§ **STATED EXERCISE**: Only the lines from the start of the data to the line containing "plt.rcParams['font.family'] = ['DejaVu", both included, should be output, exactly and without pictures.

## BEGIN LISTING

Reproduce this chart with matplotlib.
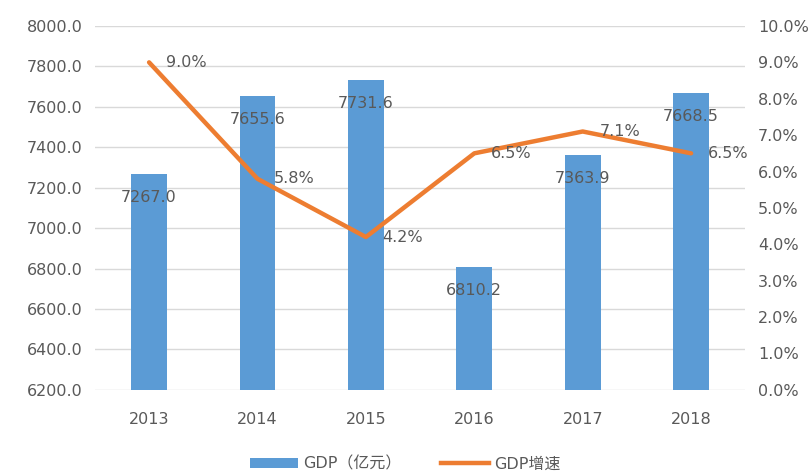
import matplotlib
matplotlib.use("Agg")
import matplotlib.pyplot as plt
from matplotlib.patches import Patch
from matplotlib.lines import Line2D

plt.rcParams['font.family'] = ['DejaVu Sans', 'Noto Sans CJK SC']

years = ["2013", "2014", "2015", "2016", "2017", "2018"]
gdp = [7267.0, 7655.6, 7731.6, 6810.2, 7363.9, 7668.5]
growth = [9.0, 5.8, 4.2, 6.5, 7.1, 6.5]

blue = "#5B9BD5"
orange = "#ED7D31"
txt = "#595959"

fig = plt.figure(figsize=(8.11, 4.72), dpi=100)
ax = fig.add_axes([0.117, 0.174, 0.802, 0.771])
ax2 = ax.twinx()

x = list(range(len(years)))
ax.bar(x, gdp, width=0.33, color=blue, zorder=2)
ax.set_ylim(6200, 8000)
ax.set_yticks([6200 + 200 * i for i in range(10)])
ax.set_yticklabels([f"{6200 + 200 * i:.1f}" for i in range(10)])
ax.set_xlim(-0.5, len(years) - 0.5)
ax.set_xticks(x)
ax.set_xticklabels(years)
ax.grid(axis='y', color="#D9D9D9", linewidth=1, zorder=0)
ax.set_axisbelow(True)

ax2.plot(x, growth, color=orange, linewidth=3.2, solid_capstyle='round', zorder=3)
ax2.set_ylim(0, 10)
ax2.set_yticks(range(0, 11))
ax2.set_yticklabels([f"{v:.1f}%" for v in range(0, 11)])

for a in (ax, ax2):
    for s in a.spines.values():
        s.set_visible(False)
    a.tick_params(length=0, labelsize=11.5, colors=txt, pad=9)
ax.tick_params(axis='x', pad=16)

for xi, v in zip(x, gdp):
    ax.annotate(f"{v:.1f}", (xi, v), xytext=(0, -17), textcoords='offset points',
                ha='center', va='center', fontsize=11.5, color=txt, zorder=4)
for xi, v in zip(x, growth):
    ax2.annotate(f"{v:.1f}%", (xi, v), xytext=(12, 0), textcoords='offset points',
                 ha='left', va='center', fontsize=11.5, color=txt, zorder=4)

handles = [Patch(facecolor=blue, edgecolor='none'),
           Line2D([0], [0], color=orange, linewidth=3.2)]
fig.legend(handles, ["GDP（亿元）", "GDP增速"], loc='lower center',
           bbox_to_anchor=(0.5, -0.03), ncol=2, frameon=False, fontsize=11.5,
           labelcolor=txt, handlelength=3.0, handleheight=0.6, columnspacing=2.5,
           handletextpad=0.3)

fig.savefig("out.png", dpi=100)
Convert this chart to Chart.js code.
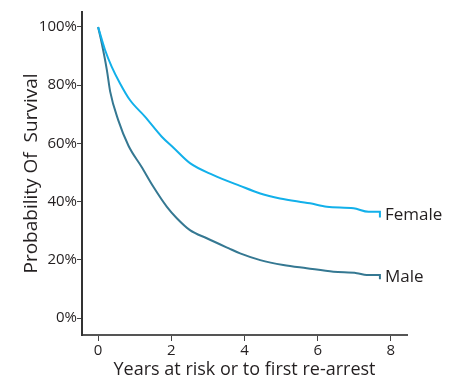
<!DOCTYPE html>
<html>
<head>
<meta charset="utf-8">
<script src="https://cdn.jsdelivr.net/npm/chart.js@4"></script>
<style>
  html, body { margin: 0; padding: 0; background: #fff; }
  #wrap { width: 458px; height: 381px; }
</style>
</head>
<body>
<div id="wrap"><canvas id="kmChart" width="458" height="381"></canvas></div>
<script>
// values (years, % surviving)
var femaleYears    = [0, 0.19, 0.37, 0.6, 0.87, 1.28, 1.74, 2.06, 2.51, 3.15, 3.88, 4.43, 4.97, 5.79, 6.25, 6.98, 7.39, 7.7, 7.7];
var femaleSurvival = [100, 92.1, 86.4, 80.6, 74.9, 69.2, 62.3, 58.5, 53.2, 49.1, 45.4, 42.8, 41.1, 39.4, 38.2, 37.7, 36.5, 36.5, 34.5];
var maleYears      = [0, 0.1, 0.24, 0.33, 0.55, 0.83, 1.19, 1.51, 1.88, 2.15, 2.51, 2.97, 3.56, 3.88, 4.43, 5.06, 5.7, 6.43, 7.07, 7.34, 7.7, 7.7];
var maleSurvival   = [100, 94.4, 85.2, 77.8, 68, 59.2, 51.9, 45.1, 38.2, 34.3, 30.2, 27.4, 24, 22.2, 19.9, 18.2, 17.1, 15.9, 15.4, 14.8, 14.8, 13.3];
var xTicks = [0, 2, 4, 6, 8];
var yTicks = [0, 20, 40, 60, 80, 100];
var seriesNames = ['Female', 'Male'];

function toPoints(xs, ys) {
  return xs.map(function (x, i) { return { x: x, y: ys[i] }; });
}

var FONT = 'Open Sans';
var TEXT = '#231f20';

// writes the series name next to the end of each curve
var endLabels = {
  id: 'endLabels',
  afterDatasetsDraw: function (chart) {
    var ctx = chart.ctx;
    ctx.save();
    ctx.font = '17px "' + FONT + '"';
    ctx.fillStyle = TEXT;
    ctx.textAlign = 'left';
    ctx.textBaseline = 'middle';
    chart.data.datasets.forEach(function (ds) {
      var n = ds.data.length;
      var a = ds.data[n - 2], b = ds.data[n - 1];
      var px = chart.scales.x.getPixelForValue(b.x) + 5;
      var py = chart.scales.y.getPixelForValue((a.y + b.y) / 2);
      ctx.fillText(ds.label, px, py);
    });
    ctx.restore();
  }
};

var ctx = document.getElementById('kmChart').getContext('2d');
var kmChart = new Chart(ctx, {
  type: 'line',
  data: {
    datasets: [{
      label: seriesNames[0],
      data: toPoints(femaleYears, femaleSurvival),
      borderColor: '#12b0ea',
      borderWidth: 2,
      pointRadius: 0,
      cubicInterpolationMode: 'monotone'
    }, {
      label: seriesNames[1],
      data: toPoints(maleYears, maleSurvival),
      borderColor: '#357892',
      borderWidth: 2,
      pointRadius: 0,
      cubicInterpolationMode: 'monotone'
    }]
  },
  options: {
    responsive: false,
    animation: false,
    layout: { padding: { left: 20, right: 51, top: 12, bottom: 0 } },
    plugins: {
      legend: { display: false },
      tooltip: { enabled: false }
    },
    scales: {
      x: {
        type: 'linear',
        min: -0.44,
        max: 8.44,
        afterBuildTicks: function (s) { s.ticks = xTicks.map(function (v) { return { value: v }; }); },
        afterFit: function (s) { s.height = 46; },
        grid: { drawOnChartArea: false, tickLength: 6, color: '#444', tickWidth: 1 },
        border: { color: '#555', width: 2 },
        ticks: { font: { family: FONT, size: 15 }, color: TEXT, padding: 1, maxRotation: 0 },
        title: {
          display: true,
          text: 'Years at risk or to first re-arrest',
          font: { family: FONT, size: 18 },
          color: TEXT,
          padding: { top: 0, bottom: 0 }
        }
      },
      y: {
        min: -5.84,
        max: 105.15,
        afterBuildTicks: function (s) { s.ticks = yTicks.map(function (v) { return { value: v }; }); },
        afterFit: function (s) { s.width = 62; },
        grid: { drawOnChartArea: false, tickLength: 5, color: '#444', tickWidth: 1 },
        border: { color: '#333', width: 2 },
        ticks: {
          font: { family: FONT, size: 15 },
          color: TEXT,
          padding: 0,
          callback: function (v) { return v + '%'; }
        },
        title: {
          display: true,
          text: 'Probability Of  Survival',
          font: { family: FONT, size: 19 },
          color: TEXT,
          padding: { top: 0, bottom: 0 }
        }
      }
    }
  },
  plugins: [endLabels]
});
</script>
</body>
</html>
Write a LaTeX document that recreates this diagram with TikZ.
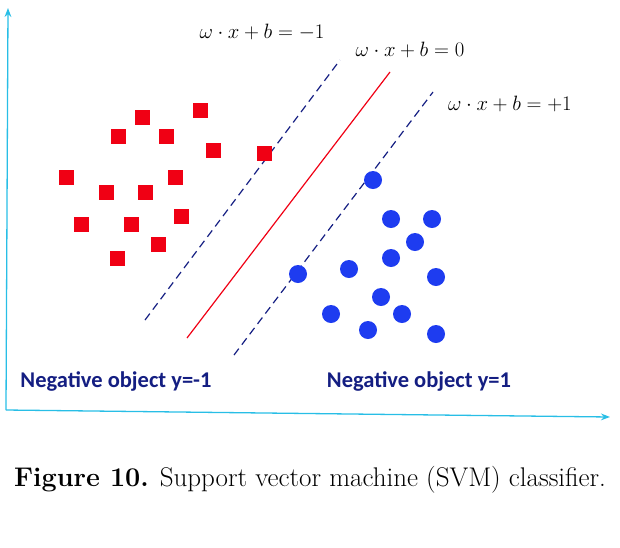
\documentclass[tikz,border=0pt]{standalone}
\usepackage{fontspec}
\newfontfamily\carl{Carlito}
\usetikzlibrary{arrows.meta}
\definecolor{axc}{RGB}{40,190,230}
\definecolor{navy}{RGB}{20,30,130}
\definecolor{sq}{RGB}{240,0,20}
\definecolor{dot}{RGB}{30,60,240}
\tikzset{ax/.style={axc,line width=1.3pt,-{Stealth[length=9pt]}},
 sqr/.style={fill=sq,minimum size=15pt,inner sep=0,draw=none},
 circ/.style={circle,fill=dot,minimum size=18pt,inner sep=0,draw=none},
 hyp/.style={navy,line width=1.2pt,dashed,dash pattern=on 8pt off 5pt},
 lab/.style={font=\carl\bfseries\fontsize{22.5}{26}\selectfont,text=navy},
 eq/.style={font=\fontsize{20.5}{24}\selectfont}}
\begin{document}
\begin{tikzpicture}[x=1pt,y=-1pt]
\useasboundingbox (0,0) rectangle (620,547);
\coordinate (o) at (6,410);
\coordinate (yt) at (8,8);
\coordinate (xt) at (610,417);
\draw[ax] (o) -- (yt);
\draw[ax] (o) -- (xt);
\coordinate (l1) at (145,320); \coordinate (l2) at (340,60);
\coordinate (m1) at (187,338); \coordinate (m2) at (390,72);
\coordinate (r1) at (234,355); \coordinate (r2) at (433,92);
\draw[hyp] (l1) -- (l2);
\draw[sq,line width=1.2pt] (m1) -- (m2);
\draw[hyp] (r1) -- (r2);
\node[eq] (e1) at (262,32) {$\omega\cdot x+b=-1$};
\node[eq] (e2) at (410,50) {$\omega\cdot x+b=0$};
\node[eq] (e3) at (510,104) {$\omega\cdot x+b=+1$};
\foreach \p [count=\i] in {(200,110),(142,117),(118,136),(166,136),(213,150),(264,153),(66,177),(106,192),(145,192),(175,177),(81,224),(131,224),(181,216),(158,244),(117,258)}
  \node[sqr] (s\i) at \p {};
\foreach \p [count=\i] in {(373,180),(391,219),(432,219),(415,242),(391,258),(349,269),(298,274),(436,277),(381,297),(331,314),(402,314),(368,330),(436,334)}
  \node[circ] (c\i) at \p {};
\node[lab] (n1) at (116,381) {Negative object y=-1};
\node[lab] (n2) at (419,381) {Negative object y=1};
\node[font=\fontsize{27}{32}\selectfont] (cap) at (310,480) {\textbf{Figure 10.} Support vector machine (SVM) classifier.};
\end{tikzpicture}
\end{document}
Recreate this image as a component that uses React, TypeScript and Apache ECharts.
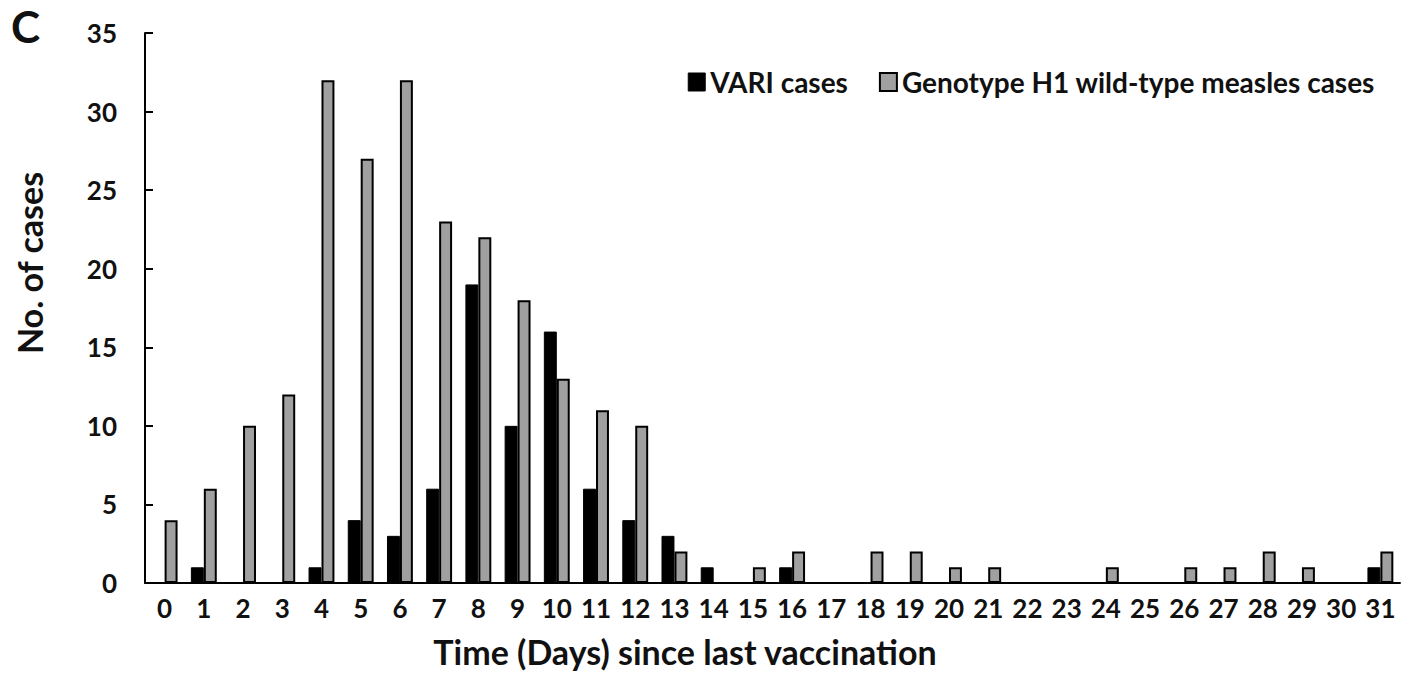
import React, { useEffect, useRef } from "react";
import * as echarts from "echarts";

const days = Array.from({ length: 32 }, (_, i) => String(i));
const variCases = [0, 1, 0, 0, 1, 4, 3, 6, 19, 10, 16, 6, 4, 3, 1, 0, 1, 0, 0, 0, 0, 0, 0, 0, 0, 0, 0, 0, 0, 0, 0, 1];
const h1Cases = [4, 6, 10, 12, 32, 27, 32, 23, 22, 18, 13, 11, 10, 2, 0, 1, 2, 0, 2, 2, 1, 1, 0, 0, 1, 0, 1, 1, 2, 1, 0, 2];
const yTicks = [0, 5, 10, 15, 20, 25, 30, 35];

const FONT = "Lato, 'Open Sans', sans-serif";

export default function App() {
  const ref = useRef<HTMLDivElement>(null);
  useEffect(() => {
    const chart = echarts.init(ref.current!, null, { renderer: "svg" });
    chart.setOption({
      animation: false,
      backgroundColor: "#ffffff",
      textStyle: { fontFamily: FONT },
      grid: { left: 145, right: 11, top: 33, bottom: 109 },
      legend: {
        right: 31,
        top: 63,
        icon: "rect",
        itemWidth: 17,
        itemHeight: 18,
        itemGap: 31,
        textStyle: { fontSize: 28, fontWeight: "bold", color: "#111", fontFamily: FONT },
        data: [
          { name: "VARI cases", itemStyle: { color: "#000", borderColor: "#000", borderWidth: 1 } },
          { name: "Genotype H1 wild-type measles cases", itemStyle: { color: "#a0a0a0", borderColor: "#000", borderWidth: 2 } },
        ],
      },
      graphic: [
        { type: "text", left: 11, top: 4, style: { text: "C", fontSize: 44, fontWeight: "bold", fill: "#111", fontFamily: FONT } },
        {
          type: "text",
          x: 29,
          y: 263,
          rotation: Math.PI / 2,
          style: {
            text: "No. of cases",
            fontSize: 34,
            fontWeight: "bold",
            fill: "#111",
            fontFamily: FONT,
            align: "center",
            verticalAlign: "middle",
          },
        },
        {
          type: "text",
          x: 685,
          y: 651,
          style: {
            text: "Time (Days) since last vaccination",
            fontSize: 34,
            fontWeight: "bold",
            fill: "#111",
            fontFamily: FONT,
            align: "center",
            verticalAlign: "middle",
          },
        },
      ],
      xAxis: {
        type: "category",
        data: days,
        axisLine: { lineStyle: { color: "#000", width: 2 } },
        axisTick: { inside: true, length: 8, lineStyle: { color: "#000", width: 2 } },
        axisLabel: { fontSize: 26, fontWeight: "bold", color: "#111", margin: 12, interval: 0, fontFamily: FONT },
      },
      yAxis: {
        type: "value",
        min: 0,
        max: 35,
        interval: 5,
        axisLine: { show: true, lineStyle: { color: "#000", width: 2 } },
        axisTick: { show: true, inside: true, length: 8, lineStyle: { color: "#000", width: 2 } },
        axisLabel: {
          fontSize: 26,
          fontWeight: "bold",
          color: "#111",
          margin: 28,
          fontFamily: FONT,
          formatter: (v: number) => (yTicks.includes(v) ? String(v) : ""),
        },
        splitLine: { show: false },
      },
      series: [
        {
          name: "VARI cases",
          type: "bar",
          data: variCases,
          barGap: "0%",
          barCategoryGap: "34%",
          itemStyle: { color: "#000", borderColor: "#000", borderWidth: 1 },
        },
        {
          name: "Genotype H1 wild-type measles cases",
          type: "bar",
          data: h1Cases,
          barGap: "0%",
          barCategoryGap: "34%",
          itemStyle: { color: "#a0a0a0", borderColor: "#000", borderWidth: 2 },
        },
      ],
    });
    return () => chart.dispose();
  }, []);
  return <div ref={ref} style={{ position: "absolute", left: 0, top: 0, width: 1411, height: 692 }} />;
}
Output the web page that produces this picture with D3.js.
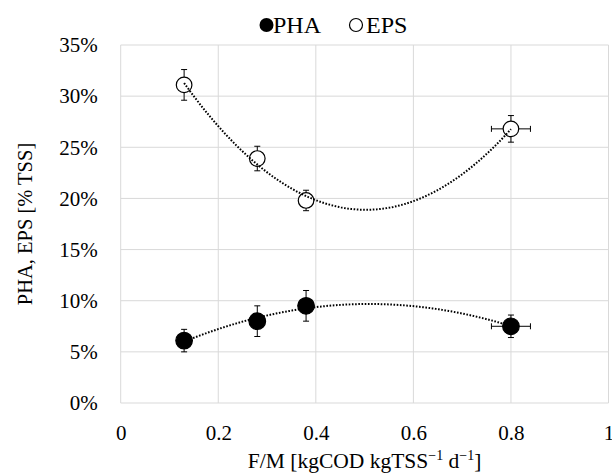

## END LISTING

§ **EXPECTED ANSWER**:
Reproduce this chart with matplotlib.
import matplotlib
matplotlib.use("Agg")
import matplotlib.pyplot as plt
from matplotlib.patches import Patch
from matplotlib.lines import Line2D

plt.rcParams['font.family'] = ['DejaVu Sans', 'Noto Sans CJK SC']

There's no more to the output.